14 July 2016 – By Scott Lcas – eaworldview – US Secretary of State John Kerry visits Russia on Thursday, bringing President Obama’s proposal for deepened cooperation with Moscow inside Syria. The proposal, adopted after a sharp debate within the Administration, sets out coordinated air attacks and extensive cooperation between US and Russian military and intelligence agencies. This will be overseen by a command-and-control headquarters with US and Russian military officers and intelligence operatives.
The “Joint Implementation Group” would be housed near Amman, Jordan, where there is already a US-led international Military Operations Center. Its mission will be to “enable expanded coordination between the United States and the Russian Federation beyond the established safety of flight procedures”.
The immediate objective of the plan is to work on operations against the Islamic State — the nominal, if not actual, focus of Russian aerial intervention since late September — and the jihadists of Jabhat al-Nusra.

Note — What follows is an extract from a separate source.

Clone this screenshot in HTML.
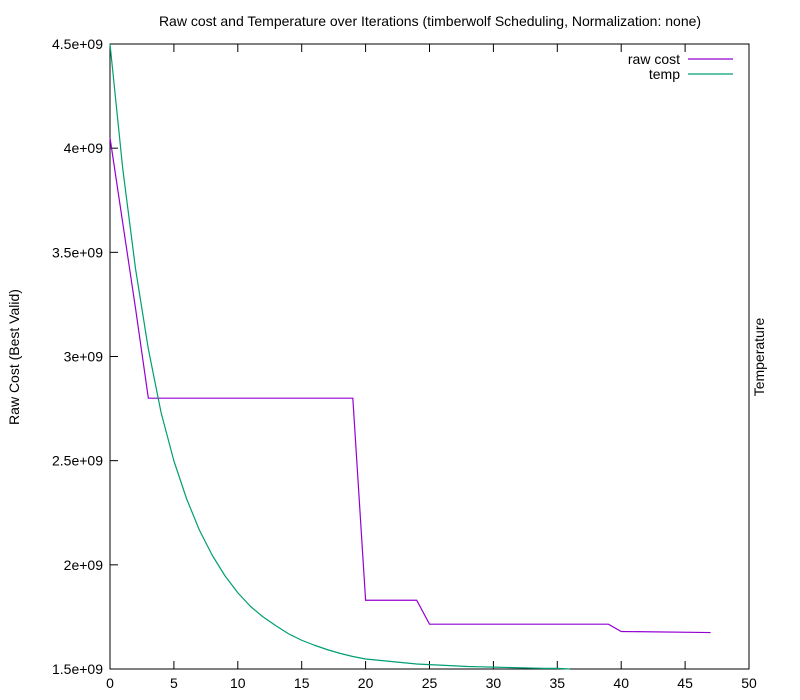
<!DOCTYPE html>
<html><head><meta charset="utf-8"><style>
body{margin:0;background:#fff}
svg{display:block;font-family:"Liberation Sans",sans-serif}
</style></head><body>
<svg id="chart" width="800" height="700" xmlns="http://www.w3.org/2000/svg">
<rect width="800" height="700" fill="#fff"/>
<text x="430" y="26" text-anchor="middle" font-size="14">Raw cost and Temperature over Iterations (timberwolf Scheduling, Normalization: none)</text>
<text transform="translate(19,357) rotate(-90)" text-anchor="middle" font-size="14">Raw Cost (Best Valid)</text>
<text transform="translate(764,357) rotate(-90)" text-anchor="middle" font-size="14">Temperature</text>
<g id="axes"></g>
<g id="series"></g>
<g>
<text x="680" y="64" text-anchor="end" font-size="14">raw cost</text>
<line x1="688" y1="59" x2="733" y2="59" stroke="#9400d3" stroke-width="1.2"/>
<text x="680" y="79" text-anchor="end" font-size="14">temp</text>
<line x1="688" y1="74" x2="733" y2="74" stroke="#009e73" stroke-width="1.2"/>
</g>
</svg>
<script>
const xTicks=[0,5,10,15,20,25,30,35,40,45,50];
const yTicks=[1.5e9,2e9,2.5e9,3e9,3.5e9,4e9,4.5e9];
const yTickLabels=["1.5e+09","2e+09","2.5e+09","3e+09","3.5e+09","4e+09","4.5e+09"];
const costX=[0,1,2,3,19,20,24,25,39,40,47];
const costY=[4.05e9,3.64e9,3.23e9,2.8e9,2.8e9,1.83e9,1.83e9,1.715e9,1.715e9,1.68e9,1.675e9];
const tempX=[0,1,2,3,4,5,6,7,8,9,10,11,12,13,14,15,16,17,18,19,20,21,22,23,24,25,26,27,28,29,30,31,32,33,34,35,36];
const tempY=[1,0.8,0.64,0.512,0.41,0.333,0.272,0.222,0.182,0.149,0.122,0.1,0.083,0.069,0.056,0.046,0.038,0.031,0.025,0.02,0.016,0.014,0.012,0.01,0.008,0.007,0.006,0.005,0.004,0.0035,0.003,0.0025,0.002,0.0015,0.001,0.001,0];
const L=110,R=749,T=44,B=669,NS="http://www.w3.org/2000/svg";
const sx=v=>L+(v-0)/50*(R-L);
const sy=v=>B-(v-1.5e9)/3e9*(B-T);
const sy2=v=>B-v*(B-T);
function mk(tag,attrs,parent){const e=document.createElementNS(NS,tag);for(const k in attrs)e.setAttribute(k,attrs[k]);parent.appendChild(e);return e;}
const ax=document.getElementById('axes');
const frame=mk('rect',{x:L,y:T,width:R-L,height:B-T,fill:'none',stroke:'#000','stroke-width':1},ax);


xTicks.forEach(v=>{
 const x=sx(v);
 mk('line',{x1:x,y1:B,x2:x,y2:B-8,stroke:'#000'},ax);
 mk('line',{x1:x,y1:T,x2:x,y2:T+8,stroke:'#000'},ax);
 const t=mk('text',{x:x,y:B+19,'text-anchor':'middle','font-size':14},ax);
 t.textContent=v;
 
 
});
yTicks.forEach((v,i)=>{
 const y=sy(v);
 mk('line',{x1:L,y1:y,x2:L+8,y2:y,stroke:'#000'},ax);
 const t=mk('text',{x:L-7,y:y+5,'text-anchor':'end','font-size':14},ax);
 t.textContent=yTickLabels[i];
 
 
});
const sg=document.getElementById('series');
const p1=mk('polyline',{points:costX.map((x,i)=>sx(x)+','+sy(costY[i])).join(' '),fill:'none',stroke:'#9400d3','stroke-width':1.2},sg);


const p2=mk('polyline',{points:tempX.map((x,i)=>sx(x)+','+sy2(tempY[i])).join(' '),fill:'none',stroke:'#009e73','stroke-width':1.2,'stroke-linejoin':'round'},sg);


</script>
</body></html>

At the same time, the proposal sets aside action to press the Assad regime for a political resolution of the 5 1/2-year conflict. An alternative initiative for targeted airstrikes on the Syrian military and support of some rebel factions was rejected by the White House.
Supporters of Obama’s proposal say the Russians will be asked to obtain a halt to regime bombing and to encourage President Assad to negotiate.
However, critics argue that Russia — despite nominally working for a now-dormant February 27 “cessation of hostilities” and the Geneva talks between January and April — has shown no willingness to limit the military operations or to press Assad into the lifting of sieges and release of political detainees, let alone acceptance of a transitional government.
Russia, which has carried out thousands of airstrikes on opposition areas since September, and the regime have stepped up air and grounds since mid-April.
Coordination and “Integrated Operations”
The US proposal sets out the initial sharing of intelligence through separate headquarters. Then, through the shared command-and-control center, “the participants should coordinate procedures to permit integrated operations” against the Islamic State and Jabhat al-Nusra. Those operations could include assistance of each other’s aerial forces.
In return, Russia would limit airstrikes to agreed targets and to ensure that the Assad regime will not bomb targets in “designated areas”.
However, Russia could still strike Jabhat al-Nusra unilaterally if it finds there is an “imminent threat” to its personnel, if Nusra advances beyond “designated areas”, or if Jabhat al-Nusra attacks pro-Assad forces from the “designated areas”.